- Task objective
Only the lines from the start of the data to the line containing "ReferenceArea, XAxis, YAxis", both included, should be output, exactly and without pictures.

- Stored data
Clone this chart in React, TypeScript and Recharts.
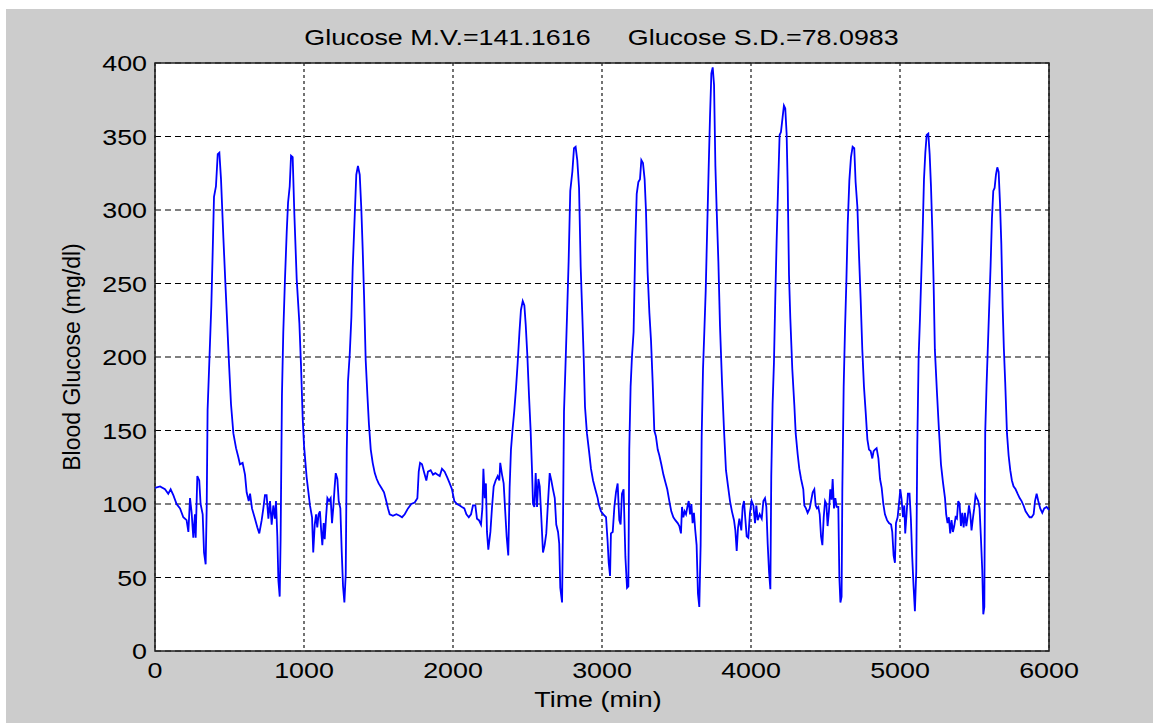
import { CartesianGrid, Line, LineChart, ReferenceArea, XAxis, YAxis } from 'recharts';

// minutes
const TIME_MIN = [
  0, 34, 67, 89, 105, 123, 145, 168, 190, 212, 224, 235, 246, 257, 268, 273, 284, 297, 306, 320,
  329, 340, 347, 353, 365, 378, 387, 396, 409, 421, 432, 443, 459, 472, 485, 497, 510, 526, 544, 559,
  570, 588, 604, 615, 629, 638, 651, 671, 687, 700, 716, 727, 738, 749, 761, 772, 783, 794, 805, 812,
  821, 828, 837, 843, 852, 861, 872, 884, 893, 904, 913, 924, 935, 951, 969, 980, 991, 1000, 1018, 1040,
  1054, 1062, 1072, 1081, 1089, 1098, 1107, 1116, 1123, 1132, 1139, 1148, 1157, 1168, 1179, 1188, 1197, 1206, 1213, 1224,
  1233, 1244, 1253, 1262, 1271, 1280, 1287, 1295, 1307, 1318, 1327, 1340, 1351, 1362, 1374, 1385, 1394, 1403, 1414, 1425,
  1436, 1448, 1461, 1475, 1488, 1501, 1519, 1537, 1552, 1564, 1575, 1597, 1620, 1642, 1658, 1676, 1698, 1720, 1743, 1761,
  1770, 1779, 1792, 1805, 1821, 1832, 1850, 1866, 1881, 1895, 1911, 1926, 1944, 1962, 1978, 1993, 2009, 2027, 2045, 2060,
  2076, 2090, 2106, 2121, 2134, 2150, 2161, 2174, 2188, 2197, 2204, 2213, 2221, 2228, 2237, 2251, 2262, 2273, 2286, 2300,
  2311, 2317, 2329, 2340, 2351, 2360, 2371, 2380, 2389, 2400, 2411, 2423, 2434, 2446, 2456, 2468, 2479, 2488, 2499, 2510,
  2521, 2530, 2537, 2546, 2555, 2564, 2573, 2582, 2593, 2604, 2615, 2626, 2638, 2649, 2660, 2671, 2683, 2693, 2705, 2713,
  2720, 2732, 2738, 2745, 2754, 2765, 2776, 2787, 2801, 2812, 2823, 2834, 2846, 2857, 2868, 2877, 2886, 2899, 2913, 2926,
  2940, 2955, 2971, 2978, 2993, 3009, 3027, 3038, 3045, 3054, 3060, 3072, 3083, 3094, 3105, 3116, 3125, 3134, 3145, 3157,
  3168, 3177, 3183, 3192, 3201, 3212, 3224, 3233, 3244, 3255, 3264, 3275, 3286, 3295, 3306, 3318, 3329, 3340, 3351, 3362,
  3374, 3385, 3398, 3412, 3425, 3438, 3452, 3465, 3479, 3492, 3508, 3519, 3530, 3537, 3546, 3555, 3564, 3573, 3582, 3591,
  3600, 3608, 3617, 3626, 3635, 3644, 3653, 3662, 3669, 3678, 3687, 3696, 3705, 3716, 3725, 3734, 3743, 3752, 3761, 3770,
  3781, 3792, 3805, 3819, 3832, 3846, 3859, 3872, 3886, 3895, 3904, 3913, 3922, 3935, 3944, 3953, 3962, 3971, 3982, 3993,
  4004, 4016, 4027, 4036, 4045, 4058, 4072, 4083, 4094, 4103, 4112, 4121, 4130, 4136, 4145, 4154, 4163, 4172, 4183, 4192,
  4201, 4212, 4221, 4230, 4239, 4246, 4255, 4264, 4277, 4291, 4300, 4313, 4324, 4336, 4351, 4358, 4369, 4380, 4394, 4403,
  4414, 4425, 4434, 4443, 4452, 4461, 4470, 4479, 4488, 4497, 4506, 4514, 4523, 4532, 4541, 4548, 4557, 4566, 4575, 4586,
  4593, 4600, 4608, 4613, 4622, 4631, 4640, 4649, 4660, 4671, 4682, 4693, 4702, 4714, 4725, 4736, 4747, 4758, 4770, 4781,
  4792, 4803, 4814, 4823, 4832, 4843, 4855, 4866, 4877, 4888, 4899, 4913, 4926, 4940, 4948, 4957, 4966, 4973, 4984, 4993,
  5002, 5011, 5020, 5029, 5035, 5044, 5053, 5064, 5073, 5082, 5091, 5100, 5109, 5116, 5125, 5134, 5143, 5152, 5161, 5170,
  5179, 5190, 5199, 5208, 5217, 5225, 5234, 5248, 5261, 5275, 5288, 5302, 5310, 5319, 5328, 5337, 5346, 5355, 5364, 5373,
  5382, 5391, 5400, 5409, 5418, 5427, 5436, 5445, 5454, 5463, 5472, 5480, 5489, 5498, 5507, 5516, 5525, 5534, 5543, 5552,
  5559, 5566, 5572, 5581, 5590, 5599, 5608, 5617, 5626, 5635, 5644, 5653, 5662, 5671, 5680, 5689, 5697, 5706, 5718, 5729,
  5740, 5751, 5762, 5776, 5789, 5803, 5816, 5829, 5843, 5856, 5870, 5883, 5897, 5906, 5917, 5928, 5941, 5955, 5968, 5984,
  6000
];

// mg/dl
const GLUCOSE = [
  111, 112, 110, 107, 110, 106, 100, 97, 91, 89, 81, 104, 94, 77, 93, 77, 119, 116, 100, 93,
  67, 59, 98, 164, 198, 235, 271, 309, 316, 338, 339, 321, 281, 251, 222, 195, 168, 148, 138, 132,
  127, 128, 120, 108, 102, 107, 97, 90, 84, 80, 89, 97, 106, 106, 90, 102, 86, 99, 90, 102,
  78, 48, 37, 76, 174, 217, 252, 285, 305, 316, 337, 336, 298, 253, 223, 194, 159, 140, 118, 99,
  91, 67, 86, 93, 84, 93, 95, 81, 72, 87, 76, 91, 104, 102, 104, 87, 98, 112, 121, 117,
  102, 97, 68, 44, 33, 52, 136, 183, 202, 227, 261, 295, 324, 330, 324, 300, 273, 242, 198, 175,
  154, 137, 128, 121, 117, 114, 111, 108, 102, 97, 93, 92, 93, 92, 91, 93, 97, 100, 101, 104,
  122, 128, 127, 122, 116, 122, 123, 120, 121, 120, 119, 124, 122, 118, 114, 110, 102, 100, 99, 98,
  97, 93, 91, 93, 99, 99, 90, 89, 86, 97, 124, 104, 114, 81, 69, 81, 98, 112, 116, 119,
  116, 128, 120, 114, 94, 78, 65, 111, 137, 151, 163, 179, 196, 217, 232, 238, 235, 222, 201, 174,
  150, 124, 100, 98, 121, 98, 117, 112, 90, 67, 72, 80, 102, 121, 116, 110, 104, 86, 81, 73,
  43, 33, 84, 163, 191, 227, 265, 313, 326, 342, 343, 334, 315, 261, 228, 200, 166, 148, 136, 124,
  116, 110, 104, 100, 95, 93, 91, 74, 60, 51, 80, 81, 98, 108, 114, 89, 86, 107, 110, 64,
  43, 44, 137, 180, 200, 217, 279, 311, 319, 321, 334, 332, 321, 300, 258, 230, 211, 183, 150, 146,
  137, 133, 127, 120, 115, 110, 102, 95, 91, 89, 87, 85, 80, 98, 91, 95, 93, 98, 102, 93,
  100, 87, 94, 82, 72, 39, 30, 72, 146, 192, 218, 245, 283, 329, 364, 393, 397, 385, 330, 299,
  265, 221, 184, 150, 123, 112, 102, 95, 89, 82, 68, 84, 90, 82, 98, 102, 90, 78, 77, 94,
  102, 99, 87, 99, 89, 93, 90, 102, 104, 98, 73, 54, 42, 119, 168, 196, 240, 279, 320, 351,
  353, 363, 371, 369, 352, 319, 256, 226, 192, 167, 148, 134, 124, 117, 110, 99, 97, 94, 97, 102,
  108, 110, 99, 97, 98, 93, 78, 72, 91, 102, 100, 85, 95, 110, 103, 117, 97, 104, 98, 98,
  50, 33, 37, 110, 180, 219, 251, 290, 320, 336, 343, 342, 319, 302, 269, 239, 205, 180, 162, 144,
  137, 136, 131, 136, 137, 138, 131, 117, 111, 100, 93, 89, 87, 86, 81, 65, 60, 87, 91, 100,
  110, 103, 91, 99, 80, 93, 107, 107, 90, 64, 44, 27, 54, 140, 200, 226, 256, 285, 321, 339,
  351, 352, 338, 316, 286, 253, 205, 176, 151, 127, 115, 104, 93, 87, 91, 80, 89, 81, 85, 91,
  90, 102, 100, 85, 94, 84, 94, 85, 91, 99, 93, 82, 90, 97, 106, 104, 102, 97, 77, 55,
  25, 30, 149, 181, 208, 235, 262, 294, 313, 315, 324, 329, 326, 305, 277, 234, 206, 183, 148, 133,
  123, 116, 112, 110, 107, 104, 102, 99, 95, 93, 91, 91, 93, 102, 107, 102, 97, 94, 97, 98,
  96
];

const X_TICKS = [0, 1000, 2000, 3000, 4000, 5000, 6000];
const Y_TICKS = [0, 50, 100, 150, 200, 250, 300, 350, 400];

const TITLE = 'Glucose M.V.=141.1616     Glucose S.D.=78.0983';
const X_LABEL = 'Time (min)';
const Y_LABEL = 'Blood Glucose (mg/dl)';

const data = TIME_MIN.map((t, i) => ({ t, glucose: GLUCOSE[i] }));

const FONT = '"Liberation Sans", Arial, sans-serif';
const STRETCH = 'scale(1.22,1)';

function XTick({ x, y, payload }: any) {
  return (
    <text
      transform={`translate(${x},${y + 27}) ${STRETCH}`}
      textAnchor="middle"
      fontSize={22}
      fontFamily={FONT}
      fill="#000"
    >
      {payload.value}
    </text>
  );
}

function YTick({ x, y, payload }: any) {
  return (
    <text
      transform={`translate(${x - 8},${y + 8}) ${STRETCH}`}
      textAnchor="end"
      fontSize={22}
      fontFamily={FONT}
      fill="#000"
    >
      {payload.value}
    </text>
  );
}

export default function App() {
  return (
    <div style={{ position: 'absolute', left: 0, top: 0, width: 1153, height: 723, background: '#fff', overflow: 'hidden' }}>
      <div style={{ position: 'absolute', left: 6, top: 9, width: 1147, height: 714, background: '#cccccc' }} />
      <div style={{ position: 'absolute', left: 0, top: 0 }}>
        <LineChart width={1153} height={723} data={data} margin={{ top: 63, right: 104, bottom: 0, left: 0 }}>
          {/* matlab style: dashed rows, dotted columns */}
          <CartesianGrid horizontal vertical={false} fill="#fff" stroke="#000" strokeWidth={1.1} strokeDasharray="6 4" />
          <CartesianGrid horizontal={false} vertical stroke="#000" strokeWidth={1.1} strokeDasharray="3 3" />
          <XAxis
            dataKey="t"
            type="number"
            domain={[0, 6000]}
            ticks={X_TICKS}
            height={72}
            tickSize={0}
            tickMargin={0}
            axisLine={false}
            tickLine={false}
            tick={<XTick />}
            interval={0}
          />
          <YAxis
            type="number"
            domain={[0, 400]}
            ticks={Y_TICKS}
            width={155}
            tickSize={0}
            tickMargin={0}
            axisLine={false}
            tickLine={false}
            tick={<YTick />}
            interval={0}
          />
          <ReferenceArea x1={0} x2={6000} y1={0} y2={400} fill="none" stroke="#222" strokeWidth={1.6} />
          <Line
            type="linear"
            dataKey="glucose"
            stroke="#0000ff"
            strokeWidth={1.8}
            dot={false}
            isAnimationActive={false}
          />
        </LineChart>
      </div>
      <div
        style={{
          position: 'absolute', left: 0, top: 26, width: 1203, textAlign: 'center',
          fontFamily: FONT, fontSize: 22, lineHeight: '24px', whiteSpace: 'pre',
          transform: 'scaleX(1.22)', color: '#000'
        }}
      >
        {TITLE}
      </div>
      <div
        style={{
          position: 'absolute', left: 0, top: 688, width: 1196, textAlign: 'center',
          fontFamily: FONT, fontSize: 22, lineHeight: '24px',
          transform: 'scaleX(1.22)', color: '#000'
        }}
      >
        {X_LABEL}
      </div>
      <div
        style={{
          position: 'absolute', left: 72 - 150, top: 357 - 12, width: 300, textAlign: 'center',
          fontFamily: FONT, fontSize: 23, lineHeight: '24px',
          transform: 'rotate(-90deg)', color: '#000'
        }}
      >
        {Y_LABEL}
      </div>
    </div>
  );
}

- Expected answer
Clone this chart in React, TypeScript and Recharts.
import { CartesianGrid, Line, LineChart, ReferenceArea, XAxis, YAxis } from 'recharts';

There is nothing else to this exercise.